_What is required_.
Write out the opening lines of the data word for word, up to and including the line with "const xTicks=[-2,0,2];", and leave every picture and every later line out.

..............................

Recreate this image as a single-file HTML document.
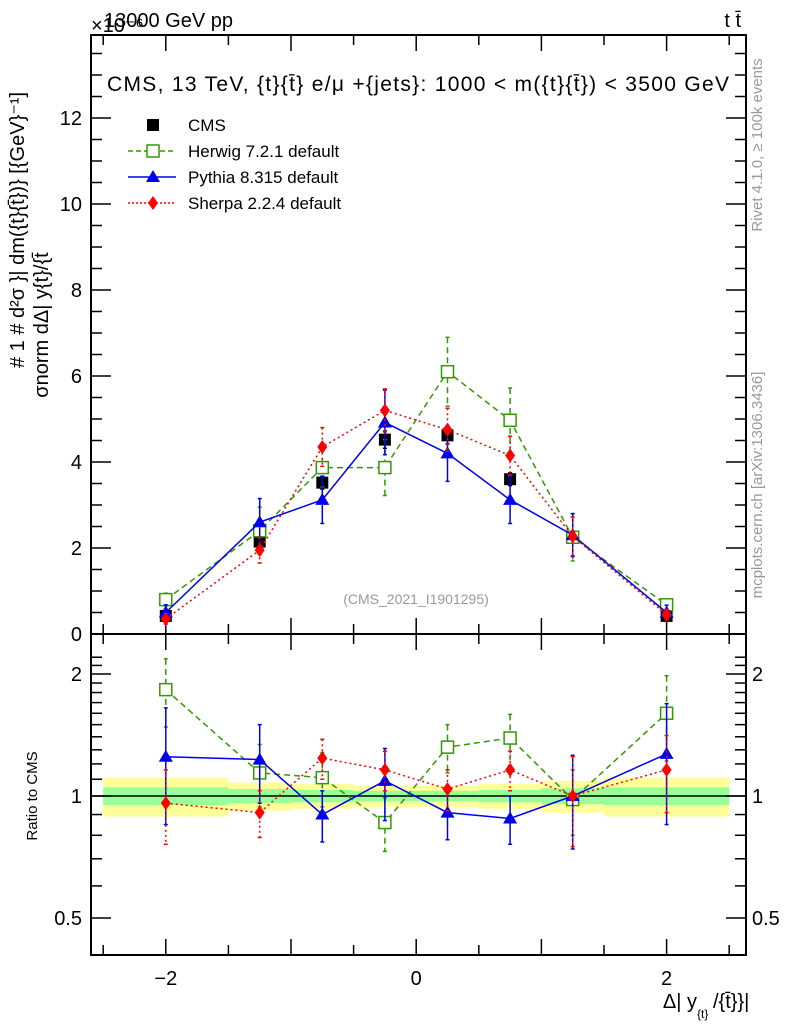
<!DOCTYPE html>
<html><head><meta charset="utf-8"><style>
body{margin:0;background:#fff;width:786px;height:1024px;overflow:hidden}
svg{font-family:"Liberation Sans",sans-serif}
</style></head><body>
<svg id="c" width="786" height="1024" xmlns="http://www.w3.org/2000/svg"></svg>
<script>
const xCenters=[-2,-1.25,-0.75,-0.25,0.25,0.75,1.25,2];
const binEdges=[-2.5,-1.5,-1,-0.5,0,0.5,1,1.5,2.5];
const cmsVals=[0.42,2.15,3.52,4.52,4.62,3.6,2.25,0.42];
const cmsErr=[0.05,0.12,0.15,0.2,0.2,0.15,0.12,0.05];
const herwigVals=[0.8,2.4,3.87,3.87,6.1,4.97,2.25,0.68];
const herwigErr=[0.15,0.55,0.45,0.65,0.8,0.75,0.55,0.12];
const pythiaVals=[0.5,2.6,3.12,4.92,4.2,3.12,2.3,0.5];
const pythiaErr=[0.18,0.55,0.55,0.75,0.65,0.55,0.5,0.17];
const sherpaVals=[0.35,1.95,4.35,5.2,4.75,4.15,2.27,0.45];
const sherpaErr=[0.12,0.3,0.45,0.5,0.5,0.45,0.45,0.12];
const herwigRatio=[1.83,1.14,1.11,0.86,1.32,1.39,0.98,1.6];
const herwigRatioErr=[0.35,0.2,0.17,0.13,0.18,0.2,0.18,0.38];
const pythiaRatio=[1.25,1.23,0.9,1.09,0.91,0.88,1.0,1.27];
const pythiaRatioErr=[0.4,0.27,0.13,0.22,0.13,0.12,0.26,0.42];
const sherpaRatio=[0.96,0.91,1.24,1.16,1.04,1.16,1.0,1.16];
const sherpaRatioErr=[0.2,0.12,0.14,0.13,0.12,0.13,0.25,0.25];
const bandYellow=[0.11,0.08,0.07,0.06,0.06,0.07,0.09,0.11];
const bandGreen=[0.05,0.04,0.035,0.03,0.03,0.035,0.045,0.05];
const yTicks=[0,2,4,6,8,10,12];
const rTicks=[0.5,1,2];
const xTicks=[-2,0,2];

const L=91,R=746,T=35,MB=634,RB=955;
const X=v=>416.2+v*125.2;
const Y=v=>634-v*43;
const RY=v=>796-Math.log2(v)*122;
const svg=document.getElementById('c');
const NS='http://www.w3.org/2000/svg';
function mk(tag,at,parent){const e=document.createElementNS(NS,tag);for(const k in at)e.setAttribute(k,at[k]);(parent||svg).appendChild(e);return e;}
function txt(s,x,y,sz,anchor,fill,name){const t=mk('text',{x:x,y:y,'font-size':sz,'text-anchor':anchor||'start',fill:fill||'#000'});t.textContent=s;


return t;}

for(let i=0;i<8;i++){
 const x1=X(binEdges[i]),x2=X(binEdges[i+1]);
 const y=mk('rect',{x:x1,y:RY(1+bandYellow[i]),width:x2-x1,height:RY(1-bandYellow[i])-RY(1+bandYellow[i]),fill:'#ffff99'});
 
 
 const g=mk('rect',{x:x1,y:RY(1+bandGreen[i]),width:x2-x1,height:RY(1-bandGreen[i])-RY(1+bandGreen[i]),fill:'#99ff99'});
 
 
}
mk('line',{x1:L,x2:R,y1:RY(1),y2:RY(1),stroke:'#000','stroke-width':1.5});

const f1=mk('rect',{x:L,y:T,width:R-L,height:MB-T,fill:'none',stroke:'#000','stroke-width':2});


const f2=mk('rect',{x:L,y:MB,width:R-L,height:RB-MB,fill:'none',stroke:'#000','stroke-width':2});



for(let v=-2.5;v<=2.51;v+=0.5){
 const big=Math.abs(v%1)<0.01;
 const h=big?16:10;
 [[MB,-1],[T,1],[RB,-1],[MB,1]].forEach(([y,d])=>mk('line',{x1:X(v),x2:X(v),y1:y,y2:y+d*h,stroke:'#000','stroke-width':1.5}));
}
xTicks.forEach(v=>txt(v<0?'\u2212'+(-v):String(v),X(v),985,20,'middle','#000','x-tick-label'));
for(let v=0;v<=14;v+=0.5){const big=v%2===0;const h=big?20:11;if(Y(v)<T)break;
 mk('line',{x1:L,x2:L+h,y1:Y(v),y2:Y(v),stroke:'#000','stroke-width':1.5});
 mk('line',{x1:R,x2:R-h,y1:Y(v),y2:Y(v),stroke:'#000','stroke-width':1.5});}
yTicks.forEach(v=>txt(String(v),82,Y(v)+7,20,'end','#000','y-tick-label'));
[0.5,0.6,0.7,0.8,0.9,1,1.1,1.2,1.3,1.4,1.5,1.6,1.7,1.8,1.9,2,2.1,2.2].forEach(v=>{const y=RY(v);if(y<MB||y>RB)return;const big=[0.5,1,2].includes(v);const h=big?20:11;
 mk('line',{x1:L,x2:L+h,y1:y,y2:y,stroke:'#000','stroke-width':1.5});
 mk('line',{x1:R,x2:R-h,y1:y,y2:y,stroke:'#000','stroke-width':1.5});});
rTicks.forEach(v=>{txt(String(v),82,RY(v)+7,20,'end','#000','ratio-tick-label');txt(String(v),752,RY(v)+7,20,'start','#000','ratio-tick-label-right');});

function series(vals,errs,yf,color,dash,marker,name){
 const g=mk('g',{});
 
 
 const pts=xCenters.map((x,i)=>X(x)+','+yf(vals[i])).join(' ');
 if(dash!==null)mk('polyline',{points:pts,fill:'none',stroke:color,'stroke-width':1.5,'stroke-dasharray':dash},g);
 xCenters.forEach((x,i)=>{const cx=X(x),y1=yf(vals[i]+errs[i]),y2=yf(Math.max(vals[i]-errs[i],0.01));
  mk('line',{x1:cx,x2:cx,y1:y1,y2:y2,stroke:color,'stroke-width':1.5,'stroke-dasharray':dash||'none'},g);
  mk('line',{x1:cx-2,x2:cx+2,y1:y1,y2:y1,stroke:color,'stroke-width':1.5},g);
  mk('line',{x1:cx-2,x2:cx+2,y1:y2,y2:y2,stroke:color,'stroke-width':1.5},g);
  drawMarker(marker,cx,yf(vals[i]),color,g);});
}
function drawMarker(m,cx,cy,color,g){
 if(m==='sq')mk('rect',{x:cx-6,y:cy-6,width:12,height:12,fill:'#000'},g);
 if(m==='osq')mk('rect',{x:cx-6,y:cy-6,width:12,height:12,fill:'#fff',stroke:color,'stroke-width':1.5},g);
 if(m==='tri')mk('polygon',{points:`${cx},${cy-7} ${cx-7},${cy+5} ${cx+7},${cy+5}`,fill:color},g);
 if(m==='dia')mk('polygon',{points:`${cx},${cy-7} ${cx-5},${cy} ${cx},${cy+7} ${cx+5},${cy}`,fill:color},g);
}
series(cmsVals,cmsErr,Y,'#000',null,'sq','cms-series');
series(herwigVals,herwigErr,Y,'#339900','6,4','osq','herwig-series');
series(pythiaVals,pythiaErr,Y,'#0000ee','','tri','pythia-series');
series(sherpaVals,sherpaErr,Y,'#ff0000','2,3','dia','sherpa-series');
series(herwigRatio,herwigRatioErr,RY,'#339900','6,4','osq','herwig-ratio');
series(pythiaRatio,pythiaRatioErr,RY,'#0000ee','','tri','pythia-ratio');
series(sherpaRatio,sherpaRatioErr,RY,'#ff0000','2,3','dia','sherpa-ratio');

const leg=[['CMS','#000',null,'sq'],['Herwig 7.2.1 default','#339900','5,3','osq'],['Pythia 8.315 default','#0000ee','','tri'],['Sherpa 2.2.4 default','#ff0000','2,2','dia']];
leg.forEach((l,i)=>{const y=125+i*26;
 if(l[2]!==null)mk('line',{x1:128,x2:176,y1:y,y2:y,stroke:l[1],'stroke-width':1.5,'stroke-dasharray':l[2]});
 drawMarker(l[3],153,y,l[1],svg);
 txt(l[0],188,y+6,17,'start','#000','legend-entry');});

const tt=txt('CMS, 13 TeV, {t}{t\u0304} e/\u03bc +{jets}: 1000 < m({t}{t\u0304}) < 3500 GeV',107,91,21,'start','#000','plot-title');
tt.setAttribute('textLength','622');
txt('13000 GeV pp',104,27,20,'start','#000','beam-label');
txt('\u00d710\u207b\u2076',91,32,20,'start','#000','y-multiplier');
txt('t t\u0304',741,27,20,'end','#000','process-label');
txt('(CMS_2021_I1901295)',416,604,14,'middle','#999','analysis-label');
txt('\u0394| y',697,1008,20,'end','#000','x-axis-title');
txt('{t}',697,1018,12,'start','#000','x-axis-sub');
txt('/{t\u0304}}|',713,1008,20,'start','#000','x-axis-title-2');
let t=txt('Ratio to CMS',0,0,15,'middle','#000','ratio-y-title');t.setAttribute('transform','translate(37,796) rotate(-90)');
t=txt('#  1  #   d\u00b2\u03c3    }| dm({t}{t\u0304})} [{GeV}\u207b\u00b9]',0,0,20,'middle','#000','y-axis-title');t.setAttribute('transform','translate(24,230) rotate(-90)');
t=txt('\u03c3norm  d\u0394| y{t}/{t\u0304',0,0,20,'middle','#000','y-axis-title-2');t.setAttribute('transform','translate(48,325) rotate(-90)');
t=txt('Rivet 4.1.0, \u2265 100k events',0,0,15,'middle','#999','rivet-label');t.setAttribute('transform','translate(762,145) rotate(-90)');
t=txt('mcplots.cern.ch [arXiv:1306.3436]',0,0,15,'middle','#999','mcplots-label');t.setAttribute('transform','translate(762,485) rotate(-90)');
</script>
</body></html>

..............................

_Answer for this exercise_.
Recreate this image as a single-file HTML document.
<!DOCTYPE html>
<html><head><meta charset="utf-8"><style>
body{margin:0;background:#fff;width:786px;height:1024px;overflow:hidden}
svg{font-family:"Liberation Sans",sans-serif}
</style></head><body>
<svg id="c" width="786" height="1024" xmlns="http://www.w3.org/2000/svg"></svg>
<script>
const xCenters=[-2,-1.25,-0.75,-0.25,0.25,0.75,1.25,2];
const binEdges=[-2.5,-1.5,-1,-0.5,0,0.5,1,1.5,2.5];
const cmsVals=[0.42,2.15,3.52,4.52,4.62,3.6,2.25,0.42];
const cmsErr=[0.05,0.12,0.15,0.2,0.2,0.15,0.12,0.05];
const herwigVals=[0.8,2.4,3.87,3.87,6.1,4.97,2.25,0.68];
const herwigErr=[0.15,0.55,0.45,0.65,0.8,0.75,0.55,0.12];
const pythiaVals=[0.5,2.6,3.12,4.92,4.2,3.12,2.3,0.5];
const pythiaErr=[0.18,0.55,0.55,0.75,0.65,0.55,0.5,0.17];
const sherpaVals=[0.35,1.95,4.35,5.2,4.75,4.15,2.27,0.45];
const sherpaErr=[0.12,0.3,0.45,0.5,0.5,0.45,0.45,0.12];
const herwigRatio=[1.83,1.14,1.11,0.86,1.32,1.39,0.98,1.6];
const herwigRatioErr=[0.35,0.2,0.17,0.13,0.18,0.2,0.18,0.38];
const pythiaRatio=[1.25,1.23,0.9,1.09,0.91,0.88,1.0,1.27];
const pythiaRatioErr=[0.4,0.27,0.13,0.22,0.13,0.12,0.26,0.42];
const sherpaRatio=[0.96,0.91,1.24,1.16,1.04,1.16,1.0,1.16];
const sherpaRatioErr=[0.2,0.12,0.14,0.13,0.12,0.13,0.25,0.25];
const bandYellow=[0.11,0.08,0.07,0.06,0.06,0.07,0.09,0.11];
const bandGreen=[0.05,0.04,0.035,0.03,0.03,0.035,0.045,0.05];
const yTicks=[0,2,4,6,8,10,12];
const rTicks=[0.5,1,2];
const xTicks=[-2,0,2];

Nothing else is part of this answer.